Set exercise: Pictures stay out of the copy; restate everything else in the material exactly.

━━━━━ Data segment ━━━━━

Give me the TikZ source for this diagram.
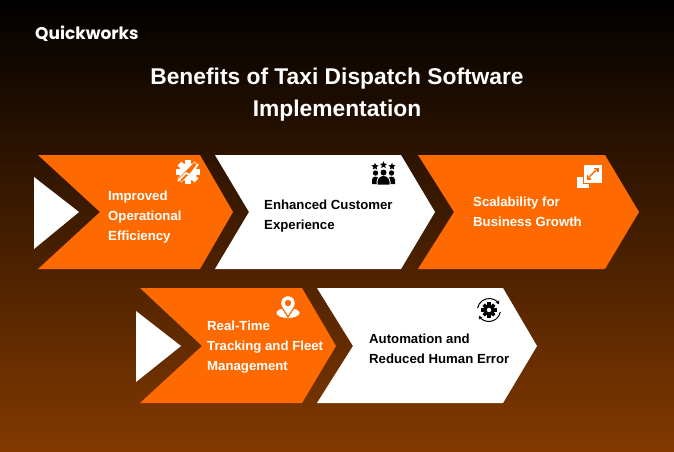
\documentclass[tikz,border=0pt]{standalone}
\usepackage{fontspec}
\setmainfont{Liberation Sans}
\newfontfamily\logofont{Poppins}
\usetikzlibrary{positioning,calc,shapes.geometric,arrows.meta}
\definecolor{quickorange}{RGB}{255,106,0}
\definecolor{quickdark}{RGB}{130,57,0}
\definecolor{quickmid}{RGB}{70,31,3}
\tikzset{
    chevorange/.style={fill=quickorange},
    chevwhite/.style={fill=white},
    whitetext/.style={text=white, align=left, anchor=west, inner sep=0pt, font=\bfseries\fontsize{13.2}{20.3}\selectfont},
    blacktext/.style={whitetext, text=black},
    titletext/.style={text=white, align=center, inner sep=0pt, font=\bfseries\fontsize{22.8}{32}\selectfont},
    starmark/.style={star, star points=5, star point ratio=2.2, fill=black, inner sep=0pt, minimum size=7.5pt},
    geartooth/.pic={
        \fill (0,0) circle[radius=#1];
        \foreach \a in {0,45,...,315}
            \fill[rotate=\a] (-0.3*#1,0) rectangle (0.3*#1,1.32*#1);
    }
}
\begin{document}
\begin{tikzpicture}[x=1pt,y=-1pt]
    \useasboundingbox (0,0) rectangle (674,451);
    % background
    \shade[top color=black, middle color=quickmid, bottom color=quickdark] (0,0) rectangle (674,451);
    \node [text=white, anchor=west, inner sep=0pt, font=\logofont\bfseries\fontsize{17}{17}\selectfont] (logo) at (35,34) {Quickworks};
    \node [titletext] (title) at (337,95) {Benefits of Taxi Dispatch Software\\Implementation};
    % upper row
    \fill[white] (34,177) -- (79,212) -- (34,249) -- cycle;
    \fill[chevorange] (38,155) -- (200,155) -- (233,212) -- (200,269) -- (38,269) -- (100,212) -- cycle;
    \fill[chevwhite] (215,155) -- (401,155) -- (435,212) -- (401,269) -- (215,269) -- (249,212) -- cycle;
    \fill[chevorange] (418,155) -- (605,155) -- (639,212) -- (605,269) -- (418,269) -- (454,212) -- cycle;
    \node [whitetext] (efficiency) at (108,217) {Improved\\Operational\\Efficiency};
    \node [blacktext] (experience) at (264,216) {Enhanced Customer\\Experience};
    \node [whitetext] (growth) at (473,212) {Scalability for\\Business Growth};
    % lower row
    \fill[white] (136,311) -- (181,346) -- (136,382) -- cycle;
    \fill[chevorange] (140,288) -- (302,288) -- (336,346) -- (302,403) -- (140,403) -- (202,346) -- cycle;
    \fill[chevwhite] (317,288) -- (503,288) -- (537,346) -- (503,403) -- (317,403) -- (353,346) -- cycle;
    \node [whitetext] (tracking) at (207,347) {Real-Time\\Tracking and Fleet\\Management};
    \node [blacktext] (automation) at (369,349) {Automation and\\Reduced Human Error};
    % gear with chart
    \pic [white] at (188,172) {geartooth=9};
    \draw[quickorange, line width=4.5pt] (180,180) -- (196,164);
    \draw[white, line width=1.6pt] (178,181) -- (186,173) -- (190,175) -- (198,164);
    % stars and people
    \node [starmark] (starleft) at (375,166.5) {};
    \node [starmark] (starmid) at (383.5,165) {};
    \node [starmark] (starright) at (392,166.5) {};
    \fill (375.5,173) circle[radius=2.7];
    \fill (391.5,173) circle[radius=2.7];
    \fill (372,184) -- (372,180) arc[start angle=180, end angle=360, radius=3.5] -- (379,184) -- cycle;
    \fill (388,184) -- (388,180) arc[start angle=180, end angle=360, radius=3.5] -- (395,184) -- cycle;
    \fill[white] (383.5,172.5) circle[radius=3.9];
    \fill[white] (376.5,185) -- (376.5,182) arc[start angle=180, end angle=360, radius=7] -- (390.5,185) -- cycle;
    \fill (383.5,172.5) circle[radius=3];
    \fill (377.5,184.5) -- (377.5,182) arc[start angle=180, end angle=360, radius=6] -- (389.5,184.5) -- cycle;
    % resize squares
    \fill[white] (577,177) rectangle (589,188);
    \filldraw[fill=white, draw=quickorange, line width=1pt] (583,164) rectangle (602,183);
    \draw[quickorange, line width=1.4pt, {Straight Barb[length=3pt,width=6pt]}-{Straight Barb[length=3pt,width=6pt]}] (586.5,179.5) -- (598.5,167.5);
    % location pin
    \fill[white] (288,313) ellipse[x radius=11.5, y radius=5];
    \filldraw[fill=white, draw=quickorange, line width=1.2pt] (294.5,306.8) -- (288,317) -- (281.5,306.8) arc[start angle=150, end angle=390, radius=7.5] -- cycle;
    \fill[quickorange] (288,303) circle[radius=3.2];
    % gear with arrows
    \pic [black] at (489,310) {geartooth=5.7};
    \fill[white] (489,310) circle[radius=2.2];
    \draw[line width=1pt, -{Stealth[length=3.5pt,width=4.5pt]}] (489,310) ++(-170:11.5) arc[start angle=-170, end angle=-30, radius=11.5];
    \draw[line width=1pt, -{Stealth[length=3.5pt,width=4.5pt]}] (489,310) ++(10:11.5) arc[start angle=10, end angle=150, radius=11.5];
\end{tikzpicture}
\end{document}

━━━━━

The solution:
Give me the TikZ source for this diagram.
\documentclass[tikz,border=0pt]{standalone}
\usepackage{fontspec}
\setmainfont{Liberation Sans}
\newfontfamily\logofont{Poppins}
\usetikzlibrary{positioning,calc,shapes.geometric,arrows.meta}
\definecolor{quickorange}{RGB}{255,106,0}
\definecolor{quickdark}{RGB}{130,57,0}
\definecolor{quickmid}{RGB}{70,31,3}
\tikzset{
    chevorange/.style={fill=quickorange},
    chevwhite/.style={fill=white},
    whitetext/.style={text=white, align=left, anchor=west, inner sep=0pt, font=\bfseries\fontsize{13.2}{20.3}\selectfont},
    blacktext/.style={whitetext, text=black},
    titletext/.style={text=white, align=center, inner sep=0pt, font=\bfseries\fontsize{22.8}{32}\selectfont},
    starmark/.style={star, star points=5, star point ratio=2.2, fill=black, inner sep=0pt, minimum size=7.5pt},
    geartooth/.pic={
        \fill (0,0) circle[radius=#1];
        \foreach \a in {0,45,...,315}
            \fill[rotate=\a] (-0.3*#1,0) rectangle (0.3*#1,1.32*#1);
    }
}
\begin{document}
\begin{tikzpicture}[x=1pt,y=-1pt]
    \useasboundingbox (0,0) rectangle (674,451);
    % background
    \shade[top color=black, middle color=quickmid, bottom color=quickdark] (0,0) rectangle (674,451);
    \node [text=white, anchor=west, inner sep=0pt, font=\logofont\bfseries\fontsize{17}{17}\selectfont] (logo) at (35,34) {Quickworks};
    \node [titletext] (title) at (337,95) {Benefits of Taxi Dispatch Software\\Implementation};
    % upper row
    \fill[white] (34,177) -- (79,212) -- (34,249) -- cycle;
    \fill[chevorange] (38,155) -- (200,155) -- (233,212) -- (200,269) -- (38,269) -- (100,212) -- cycle;
    \fill[chevwhite] (215,155) -- (401,155) -- (435,212) -- (401,269) -- (215,269) -- (249,212) -- cycle;
    \fill[chevorange] (418,155) -- (605,155) -- (639,212) -- (605,269) -- (418,269) -- (454,212) -- cycle;
    \node [whitetext] (efficiency) at (108,217) {Improved\\Operational\\Efficiency};
    \node [blacktext] (experience) at (264,216) {Enhanced Customer\\Experience};
    \node [whitetext] (growth) at (473,212) {Scalability for\\Business Growth};
    % lower row
    \fill[white] (136,311) -- (181,346) -- (136,382) -- cycle;
    \fill[chevorange] (140,288) -- (302,288) -- (336,346) -- (302,403) -- (140,403) -- (202,346) -- cycle;
    \fill[chevwhite] (317,288) -- (503,288) -- (537,346) -- (503,403) -- (317,403) -- (353,346) -- cycle;
    \node [whitetext] (tracking) at (207,347) {Real-Time\\Tracking and Fleet\\Management};
    \node [blacktext] (automation) at (369,349) {Automation and\\Reduced Human Error};
    % gear with chart
    \pic [white] at (188,172) {geartooth=9};
    \draw[quickorange, line width=4.5pt] (180,180) -- (196,164);
    \draw[white, line width=1.6pt] (178,181) -- (186,173) -- (190,175) -- (198,164);
    % stars and people
    \node [starmark] (starleft) at (375,166.5) {};
    \node [starmark] (starmid) at (383.5,165) {};
    \node [starmark] (starright) at (392,166.5) {};
    \fill (375.5,173) circle[radius=2.7];
    \fill (391.5,173) circle[radius=2.7];
    \fill (372,184) -- (372,180) arc[start angle=180, end angle=360, radius=3.5] -- (379,184) -- cycle;
    \fill (388,184) -- (388,180) arc[start angle=180, end angle=360, radius=3.5] -- (395,184) -- cycle;
    \fill[white] (383.5,172.5) circle[radius=3.9];
    \fill[white] (376.5,185) -- (376.5,182) arc[start angle=180, end angle=360, radius=7] -- (390.5,185) -- cycle;
    \fill (383.5,172.5) circle[radius=3];
    \fill (377.5,184.5) -- (377.5,182) arc[start angle=180, end angle=360, radius=6] -- (389.5,184.5) -- cycle;
    % resize squares
    \fill[white] (577,177) rectangle (589,188);
    \filldraw[fill=white, draw=quickorange, line width=1pt] (583,164) rectangle (602,183);
    \draw[quickorange, line width=1.4pt, {Straight Barb[length=3pt,width=6pt]}-{Straight Barb[length=3pt,width=6pt]}] (586.5,179.5) -- (598.5,167.5);
    % location pin
    \fill[white] (288,313) ellipse[x radius=11.5, y radius=5];
    \filldraw[fill=white, draw=quickorange, line width=1.2pt] (294.5,306.8) -- (288,317) -- (281.5,306.8) arc[start angle=150, end angle=390, radius=7.5] -- cycle;
    \fill[quickorange] (288,303) circle[radius=3.2];
    % gear with arrows
    \pic [black] at (489,310) {geartooth=5.7};
    \fill[white] (489,310) circle[radius=2.2];
    \draw[line width=1pt, -{Stealth[length=3.5pt,width=4.5pt]}] (489,310) ++(-170:11.5) arc[start angle=-170, end angle=-30, radius=11.5];
    \draw[line width=1pt, -{Stealth[length=3.5pt,width=4.5pt]}] (489,310) ++(10:11.5) arc[start angle=10, end angle=150, radius=11.5];
\end{tikzpicture}
\end{document}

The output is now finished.